Pemerintah daerah juga berharap hal serupa. Wakil Gubernur Kalbar Christiandy Sanjaya mengatakan, posisi strategis Kalbar bakal lebih vital jika pintu kerja sama regional dibuka. Meningkatnya fungsi PLBN diharapkan bisa menjembataninya. ”Infrastruktur di perbatasan sudah dibangun bagus. Dengan kondisi itu, harus dicari cara agar keberadaannya bermanfaat bagi kesejahteraan masyarakat,” kata Christiandy.
Ragu
Salah satu yang bakal terbantu dengan tata kelola perdagangan ekspor-impor adalah industri di tingkat hilir. Industri CPO di Kalbar yang mencapai 1,8 juta ton per tahun, misalnya. Saat ini, dari 51 perusahaan produsen CPO, hanya satu perusahaan yang sudah membuat minyak goreng.
”Peluang komoditas lain seperti lada dan karet hingga sektor pertanian terbuka lebar. Namun, manfaatnya belum optimal karena tata niaga belum diatur dengan baik,” katanya.
Guru Besar Ilmu Ekonomi Universitas Tanjungpura Pontianak Eddy Suratman mengatakan, perbaikan tata niaga yang benar tak sekadar jadi peraup laba. Kebijakan itu bisa mengurangi praktik penyelundupan barang yang kerap terjadi di kawasan perbatasan.
”Saat jalur resmi tertata, pengawasan di sana pasti akan jauh lebih baik. Munculnya oknum nakal di jalur tikus bisa dicegah,” kata Eddy.
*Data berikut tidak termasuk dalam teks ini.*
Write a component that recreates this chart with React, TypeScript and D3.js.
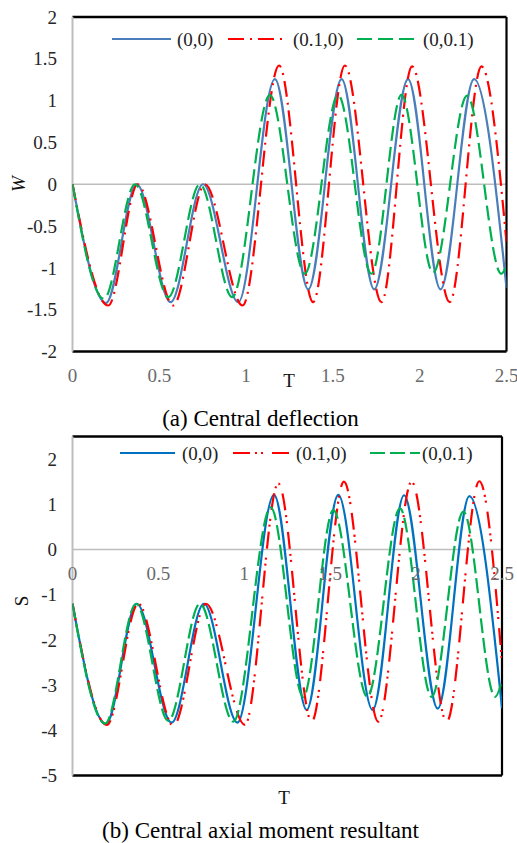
import React from "react";
import * as d3 from "d3";

// ---- Tick labels ----
const wTicks = [-2, -1.5, -1, -0.5, 0, 0.5, 1, 1.5, 2];
const sTicks = [-5, -4, -3, -2, -1, 0, 1, 2];
const tTicks = [0, 0.5, 1, 1.5, 2, 2.5];
const seriesNames = ["(0,0)", "(0.1,0)", "(0,0.1)"];

// ---- (a) Central deflection W: extremes ----
const wT00 = [0, 0.193, 0.37, 0.565, 0.752, 0.955, 1.166, 1.358, 1.55, 1.738, 1.933, 2.12, 2.313, 2.5];
const wV00 = [0, -1.42, 0, -1.41, 0, -1.41, 1.257, -1.257, 1.257, -1.257, 1.257, -1.257, 1.257, -1.24];
const wT10 = [0, 0.206, 0.376, 0.58, 0.763, 0.98, 1.19, 1.386, 1.569, 1.78, 1.956, 2.173, 2.356, 2.5];
const wV10 = [0, -1.45, 0, -1.45, 0, -1.45, 1.42, -1.41, 1.42, -1.41, 1.41, -1.41, 1.41, -0.69];
const wT01 = [0, 0.181, 0.36, 0.552, 0.734, 0.92, 1.137, 1.338, 1.53, 1.722, 1.895, 2.077, 2.273, 2.47, 2.5];
const wV01 = [0, -1.37, 0, -1.35, 0, -1.35, 1.066, -1.07, 1.066, -1.07, 1.07, -1.06, 1.06, -1.07, -0.97];

// ---- (b) Central axial moment resultant S ----
const sT00 = [0, 0.195, 0.374, 0.577, 0.765, 0.96, 1.173, 1.363, 1.547, 1.747, 1.93, 2.126, 2.31, 2.5];
const sV00 = [-1.2, -3.86, -1.2, -3.83, -1.2, -3.83, 1.21, -3.55, 1.21, -3.55, 1.2, -3.52, 1.18, -3.51];
const sT10 = [0, 0.2, 0.383, 0.587, 0.777, 1.004, 1.198, 1.392, 1.58, 1.78, 1.974, 2.178, 2.368, 2.5];
const sV10 = [-1.2, -3.88, -1.2, -3.9, -1.2, -3.88, 1.46, -3.81, 1.5, -3.81, 1.5, -3.81, 1.51, -2.5];
const sT01 = [0, 0.19, 0.37, 0.558, 0.742, 0.936, 1.154, 1.343, 1.518, 1.716, 1.906, 2.09, 2.275, 2.46, 2.5];
const sV01 = [-1.2, -3.85, -1.2, -3.79, -1.2, -3.81, 0.93, -3.26, 0.87, -3.26, 0.91, -3.26, 0.84, -3.26, -2.9];

const FONT = "'Liberation Serif', 'Times New Roman', serif";

type Style = { color: string; dash: string | null };

function zip(t: number[], v: number[]): [number, number][] {
  return t.map((tt, i) => [tt, v[i]]);
}

function Panel(props: {
  x: d3.ScaleLinear<number, number>;
  y: d3.ScaleLinear<number, number>;
  yTicks: number[];
  series: [number, number][][];
  styles: Style[];
  legendY: number;
  legendLines: [number, number][];
  legendTextX: number[];
  xLabelY: number;
  tLabel: [number, number];
  yLabel: { text: string; x: number; y: number; italic: boolean };
  caption: { text: string; y: number };
  fs: number;
  id: string;
}) {
  const { x, y, yTicks, series, styles, fs, id } = props;
  const [x0, x1] = x.range();
  const [yb, yt] = y.range();
  const line = d3
    .line<[number, number]>()
    .x((d) => x(d[0]))
    .y((d) => y(d[1]))
    .curve(d3.curveMonotoneX);
  return (
    <g>
      <defs>
        <clipPath id={id}>
          <rect x={x0} y={yt} width={x1 - x0} height={yb - yt} />
        </clipPath>
      </defs>
      {/* zero line */}
      <line x1={x0} x2={x1} y1={y(0)} y2={y(0)} stroke="#bdbdbd" strokeWidth={1.6} />
      {/* frame */}
      <line x1={x0} x2={x1} y1={yt} y2={yt} stroke="#000" strokeWidth={2.4} />
      <line x1={x0} x2={x1} y1={yb} y2={yb} stroke="#000" strokeWidth={2.4} />
      <line x1={x1} x2={x1} y1={yt} y2={yb} stroke="#000" strokeWidth={2.2} />
      <line x1={x0} x2={x0} y1={yt} y2={yb} stroke="#bdbdbd" strokeWidth={2} />
      {/* series */}
      <g clipPath={`url(#${id})`}>
        {series.map((s, i) => (
          <path
            key={i}
            d={line(s) || ""}
            fill="none"
            stroke={styles[i].color}
            strokeWidth={2.2}
            strokeDasharray={styles[i].dash || undefined}
          />
        ))}
      </g>
      {/* y tick labels */}
      {yTicks.map((t) => (
        <text
          key={t}
          x={57}
          y={y(t)}
          dy="0.35em"
          textAnchor="end"
          fontFamily={FONT}
          fontSize={fs}
          fill="#262626"
        >
          {t}
        </text>
      ))}
      {/* x tick labels */}
      {tTicks.map((t) => (
        <text
          key={t}
          x={x(t)}
          y={props.xLabelY}
          textAnchor="middle"
          fontFamily={FONT}
          fontSize={fs}
          fill="#6a6a6a"
        >
          {t}
        </text>
      ))}
      <text x={props.tLabel[0]} y={props.tLabel[1]} textAnchor="middle" fontFamily={FONT} fontSize={fs} fill="#111">
        T
      </text>
      <text
        transform={`translate(${props.yLabel.x},${props.yLabel.y}) rotate(-90)`}
        textAnchor="middle"
        dy="0.35em"
        fontFamily={FONT}
        fontSize={fs}
        fontStyle={props.yLabel.italic ? "italic" : "normal"}
        fill="#111"
      >
        {props.yLabel.text}
      </text>
      {/* legend */}
      {seriesNames.map((n, i) => (
        <g key={n}>
          <line
            x1={props.legendLines[i][0]}
            x2={props.legendLines[i][1]}
            y1={props.legendY}
            y2={props.legendY}
            stroke={styles[i].color}
            strokeWidth={2.2}
            strokeDasharray={styles[i].dash || undefined}
          />
          <text
            x={props.legendTextX[i]}
            y={props.legendY}
            dy="0.35em"
            fontFamily={FONT}
            fontSize={fs}
            fill="#222"
          >
            {n}
          </text>
        </g>
      ))}
      <text x={260.5} y={props.caption.y} textAnchor="middle" fontFamily={FONT} fontSize={23} fill="#000">
        {props.caption.text}
      </text>
    </g>
  );
}

export default function App() {
  const xA = d3.scaleLinear().domain([0, 2.5]).range([72.5, 506.5]);
  const yA = d3.scaleLinear().domain([-2, 2]).range([351.5, 17]);
  const xB = d3.scaleLinear().domain([0, 2.5]).range([72.5, 502]);
  const yB = d3.scaleLinear().domain([-5, 2.5]).range([775.5, 436.5]);

  const stylesA: Style[] = [
    { color: "#4a7ebb", dash: null },
    { color: "#ff0000", dash: "16 6 2 6" },
    { color: "#00b050", dash: "15 6" },
  ];
  const stylesB: Style[] = [
    { color: "#0070c0", dash: null },
    { color: "#ff0000", dash: "17 5 2 4 2 9" },
    { color: "#00b050", dash: "15 5" },
  ];

  return (
    <svg
      width={517}
      height={843}
      style={{ position: "absolute", left: 0, top: 0, background: "#fff" }}
    >
      <rect width={517} height={843} fill="#fff" />
      <Panel
        id="clipA"
        x={xA}
        y={yA}
        yTicks={wTicks}
        series={[zip(wT00, wV00), zip(wT10, wV10), zip(wT01, wV01)]}
        styles={stylesA}
        legendY={39}
        legendLines={[
          [112, 171],
          [228, 287],
          [357, 417],
        ]}
        legendTextX={[177, 293, 423]}
        xLabelY={382}
        tLabel={[289, 387]}
        yLabel={{ text: "W", x: 18, y: 184, italic: true }}
        caption={{ text: "(a) Central deflection", y: 426 }}
        fs={19}
      />
      <Panel
        id="clipB"
        x={xB}
        y={yB}
        yTicks={sTicks}
        series={[zip(sT00, sV00), zip(sT10, sV10), zip(sT01, sV01)]}
        styles={stylesB}
        legendY={453}
        legendLines={[
          [120, 175],
          [233, 291],
          [370, 420],
        ]}
        legendTextX={[182, 296, 422]}
        xLabelY={580}
        tLabel={[284, 804]}
        yLabel={{ text: "S", x: 21, y: 601, italic: false }}
        caption={{ text: "(b) Central axial moment resultant", y: 838 }}
        fs={19}
      />
    </svg>
  );
}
Akan tetapi, keyakinan pelaku usaha dan pemerintah daerah itu sepertinya belum akan lekas terwujud.
Pertengahan November lalu, Menteri Perdagangan Enggartiasto Lukita mengatakan, pemerintah masih mempertimbangkan beberapa opsi. Salah satu pertimbangannya, apakah Indonesia benar-benar diuntungkan atau tidak jika pintu ekspor-impor itu jadi dibuka.
Namun, keraguan itu seharusnya tak tinggal lebih lama. Sebulan sebelumnya, Kementerian Pertanian sudah memulainya. Menteri Pertanian Amran Sulaiman melepas ekspor beras sebanyak 25 ton ke Malaysia melalui PLBN Entikong.
Beras yang dikirimkan itu adalah bagian surplus beras sebanyak 350.000 ton di Kalbar termasuk 50.000 ton di Sanggau.
Potensinya besar. Kebutuhan beras di Malaysia mencapai 1 juta ton per tahun.
Meski belum bisa mengirimkan sebanyak yang negara tetangga butuhkan, pengiriman itu setidaknya memberi bukti. Ekspor-impor bisa diinisiasi pemerintah melalui PLBN. Tak hanya jadi tempat keluar masuk manusia antar dua negara, tetapi juga memberi kesejahteraan bagi manusia di sekitarnya.